Do not allow yourself to fall victim to that assumption even on sites that claim content is free. If you find a “free” source, make sure you read the fine print. These services are for people viewing the information on their personal computer, but the host site is still paying for the licensing fees and these usually prevent you from public or commercial use (like on a ticker). They have significant usage restrictions for use on public displays. Some news feed aggregators will include a clause in their terms of usage that forbids embedding their feed in a scrolling text banner of any kind. It’s a good idea to familiarize yourself with the usage conditions; when in doubt, contact the feed provider directly, and explain the intended usage before publishing it on your ticker display. Breaking the terms may seem harmless, but it will come back to haunt you. If you willfully use the content against the terms, you will end up paying a fortune in legal fees.

On the legal use side of the equation (where you really want to be), find a ticker provider (like Rise Display) that has structured agreements with the data providers and exchanges.

Research shows that the use of logos reinforces the message and the information is retained longer. In addition to licensed data, Rise Display has exclusive rights from NASDAQ for Patents 7,082,398 and 7,778,842 pertaining to the use of company logos in place of text abbreviations.

One of the final decisions to make about data is whether it needs to be received and displayed in real time or can it be delayed? For most corporate atriums, retail branches, university trading labs, hotel lobby or any other non-professional trading environment, the most economical solution is delayed information. If you are a trading floor or require real time data, you need to be familiar with the fees and information that affect that decision.

If this is a consideration for your application understand that using real-time data can be expensive. Make sure you understand the cost, and more importantly, the licensing rights; failing to understand this, can be a very costly mistake. Most data providers, in addition to the normal terminal fees (several hundred dollars per month), have a public display fee (an additional several hundred dollars per month).  Additionally individual exchanges, which have different rules and fees; as an example, the CME Group (NYMEX, COMEX, CBOT, CME, DJ INDEXES, and more) charges $500 per exchange, per display, per month for displaying real-time data.

It’s important to remember that even though you are paying for real-time data, there is still a very minimal delay. This is because a ticker has a buffer that it maintains to keep a steady, smooth scroll; if, for example, you have a 100-foot ticker it could take a minute for the data to scroll from one end to the other.

If you want to consider a real-time source there are many options, but these are among the preferred choices for businesses and schools:

  • Bloomberg – one of the most recognizable brand names in the industry and used by over 300,000 traders worldwide.
  • Refinitiv – over 100 years of experience and operating in more than 100 countries, Refinitiv (formerly Reuters) has a wide range of platforms for trading floors.
  • Capital IQ – a single source for financial data, analytics, and research.
  • FactSet – insightful analytics and unique content to help traders make decisions faster.
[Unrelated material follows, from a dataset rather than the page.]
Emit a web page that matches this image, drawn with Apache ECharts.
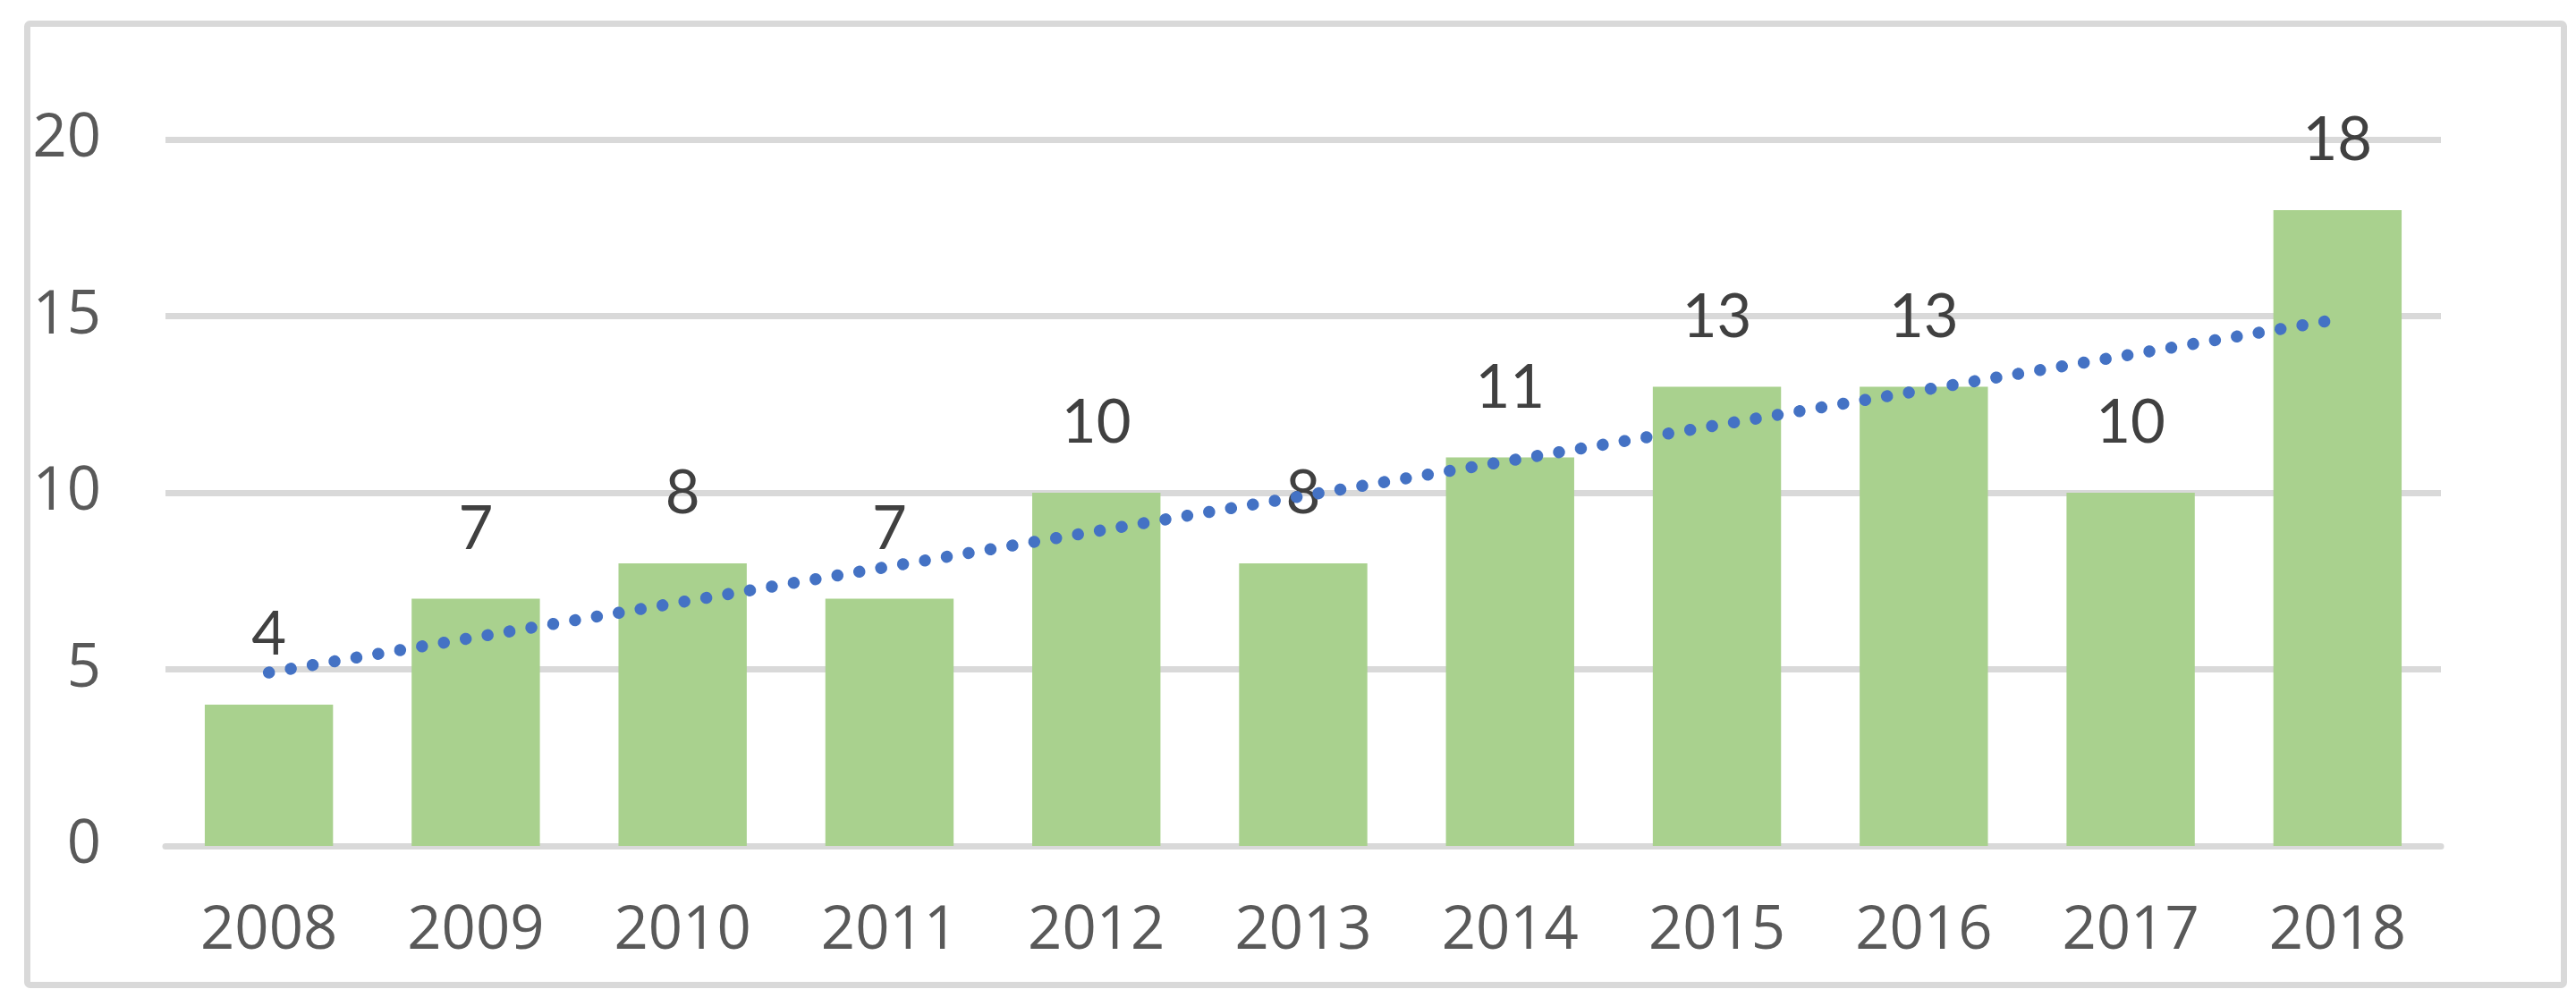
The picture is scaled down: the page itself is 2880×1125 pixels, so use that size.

The points to keep front of mind as you decide on data or content for your LED ticker display are two-fold. The first is the creation or selection of content that meets the objective of your signage. Content is intended to do a job and not simply be passive. The second point to keep in mind is the source and legal licensing of the content or data. Keeping both points in mind will ensure the results are what is expected and keep everyone out of avoidable trouble.